Un «banc parental» a été inauguré mercredi dans la cité des Ducs. Cet équipement s’inscrit dans la démarche de la mairie socialiste qui vise à penser l’urbanisme à travers la question du genre.
Une voyageuse priée de quitter l’espace vente de la SNCF, alors qu’elle allaitait son bébé. Cette scène, survenue le 17 janvier en gare de Nantes, n’a pas que fait polémique. Elle a aussi inspiré le nouveau «mobilier premiers pas» inauguré dans la cité des Ducs le 14 juin. Derrière un arrêt de tram, sur le site Gloriette Petite-Hollande où le parking est en train d’être remplacé par de la verdure, ce nouvel équipement doté de deux bancs et d’une table à langer a été présenté à la presse mercredi.
Avec des dossiers inclinés, il doit permettre aux femmes d’allaiter, mais également à tout un chacun de donner le biberon ou changer les couches. «Ce n’est pas qu’un mobilier, c’est un espace de rencontres qui permet de faire communauté. Il vise aussi à aider les familles à sortir de l’isolement qu’elles vivent après avoir eu un bébé et à ce qu’elles se sentent légitimes d’utiliser l’espace public», explique Julia Goula, architecte et cofondatrice d’Equal Saree, agence féministe espagnole spécialisée dans la prise en compte des enjeux de genre dans l’espace public, missionnée par la métropole pour le projet. Expérimenté pendant un an, ce banc parental sera potentiellement pérennisé et dupliqué d’ici 2026 à Nantes, qui ambitionne toujours de devenir d’ici 2030 la première «ville non sexiste» de France.
Volonté politique
«L’objectif est d’avoir des actions correctives là où il y a des inégalités entre les femmes et les hommes, et de voir si chaque nouvelle décision prise va favoriser l’égalité», rappelle Mahaut Bertu, adjointe au maire, à propos de l’engagement «ville non-sexiste» dont elle est en charge. Pour ce faire, en plus du budget «sensible au genre» déjà mis en place, métropole et mairie veulent désormais intégrer la thématique à davantage de sujets, dont l’urbanisme.
De septembre 2024 à avril 2025, une communauté citoyenne composée de femmes et de personnes LGBTQIA+, en lien avec le réseau non-sexiste de la ville, a participé à une démarche d’évaluation intitulée «Contre le sexisme, imaginons ensemble les espaces publics de demain». «L’espace public n’est pas neutre : les aménagements ont un impact direct sur l’appropriation par les habitantes et les habitants», assure l’élue Mahaut Bertu. L’inauguration du banc parental témoigne ainsi de la volonté municipale de donner plus de place aux femmes. Dans le même style, la conseillère municipale nantaise cite l’exemple d’une planche de danse installée quartier Bottière, permettant aux jeunes filles de s’approprier les lieux.

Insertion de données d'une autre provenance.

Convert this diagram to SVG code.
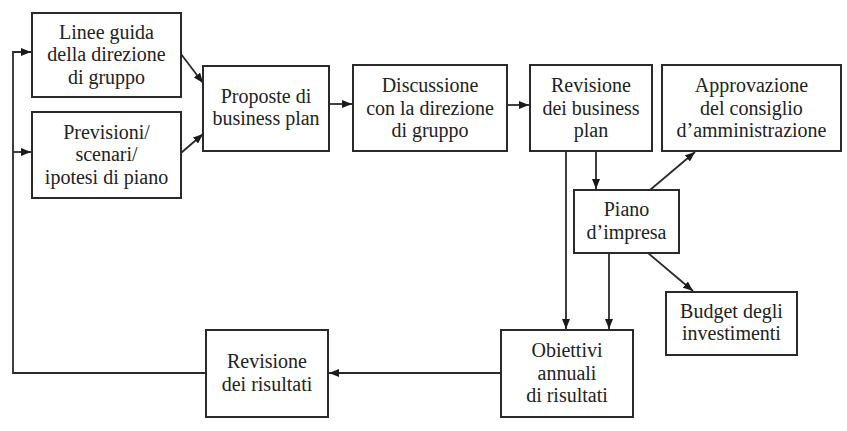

Des «créneaux réservés aux femmes»
Ces installations ont vocation à se multiplier. La démarche évaluative genre et espaces publics a permis également d’élaborer dix préconisations. Parmi elles, se trouvent notamment, d’après le dossier de presse commun à la métropole et à la municipalité, les points suivants : «faire de la culture un vecteur de changement des représentations et des symboles dans l’espace public», «développer la pratique du vélo par les femmes» ou encore «proposer des toilettes publiques accueillantes et adaptées aux besoins des femmes et personnes LGBTQIA+».
Plus concrètement, les collectivités ont défini cinq grandes actions à mettre en œuvre à court terme, si ce n’est déjà fait. Cela passe par exemple par la formation d’agents du service public au harcèlement de rue, l’expérimentation de créneaux en mixité choisie, «c’est-à-dire des créneaux réservés pour des femmes ou des personnes se définissant comme femmes» dans certains équipements et espaces, l’instauration de parcours «plus sécurisants sur des trajets très empruntés» avec par exemple un éclairage revu ou une signalétique adaptée, ou encore la production «de nouvelles œuvres d’art représentant des femmes et des personnes LGBTQIA+ (statues, art urbain, fresques au sol…)». En mars dernier, lors d’une conférence de presse, la maire socialiste Johanna Rolland s’était targuée d’avoir féminisé davantage de noms de rues à Nantes au cours des dix dernières années, que dans le reste de l’histoire.